You basically just turn them into two rectangles. Slice the "L" into two logical boxes, find the area of each separately using the $L \times W$ method, and then add those two sums together. It’s called composite area, and it’s how architects deal with almost everything.
A Note on Precision and Tools
In 2026, we have laser measures that do this math for us. You point it at one wall, point it at the other, and the little screen tells you the square footage. It’s great. It’s fast.
But lasers can be fooled by mirrors, glass, or even just a weirdly angled piece of furniture. Understanding the manual way to find the area of a rectangle is your "sanity check." If the laser says 400 square feet but you can clearly see the room is roughly the size of a walk-in closet, you know something is wrong. Trust your eyes, but verify with the math.

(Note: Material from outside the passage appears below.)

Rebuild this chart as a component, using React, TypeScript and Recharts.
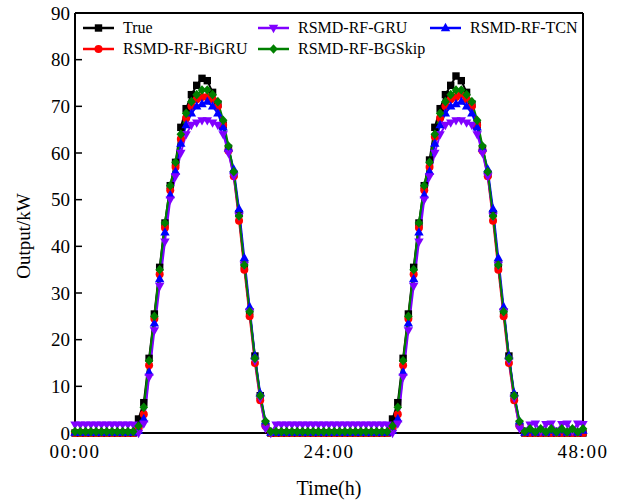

The Historical Context (For the Nerds)
We’ve been doing this for a long time. The ancient Egyptians were obsessed with area because the Nile River kept flooding and erasing their property lines. They needed a way to re-calculate who owned what amount of land so they could tax it. They weren't just doing math for fun; they were doing it because of money and survival.
Euclid, the Greek mathematician often called the "Father of Geometry," codified these rules in his work Elements around 300 BC. He didn't just say "multiply the numbers"; he proved why it works through a series of logical steps that we still use in modern CAD software today.
How to Teach This Without Losing Your Mind
If you’re trying to explain this to a kid, stop using abstract numbers. Use Cheez-Its or LEGO bricks.
Lay out a 4x3 grid of crackers. Ask them how many crackers there are. They’ll probably count them one by one at first. Then, show them that they can just count four across and three down and multiply. That "click" moment is when the concept of area transforms from a chore into a shortcut. Shortcuts are much easier to sell to a bored ten-year-old.
Summary of Steps for Success
To ensure you never mess this up again, follow this mental checklist:
- Confirm the shape has four right angles (otherwise, it's a parallelogram, and things get slightly weirder).
- Measure the long side (length).
- Measure the short side (width).
- Convert your measurements so they use the same units.
- Multiply the two numbers.
- Label the result with "square" units (e.g., $cm^2$, $ft^2$).
Actionable Next Steps
Now that you've got the theory down, it's time to apply it. If you’re planning a project, go grab a tape measure right now. Measure the room you're sitting in. Don't just guess. Calculate the area and then look up the price per square foot of a material you’d like to put there—maybe that high-end espresso-colored hardwood or a plush wool carpet.
Once you have the area, always add a "waste factor." Usually, experts recommend adding 10% to your total area. This covers the pieces you’ll inevitably mess up or the weird corners where you have to trim a perfectly good plank. To do this, multiply your total area by 1.10. That final number is your actual shopping list.
By mastering the area of a rectangle, you're not just solving a math problem; you're taking control of your physical environment and your budget. No more "guesstimating" at the store. Just clean, precise, Euclidean certainty.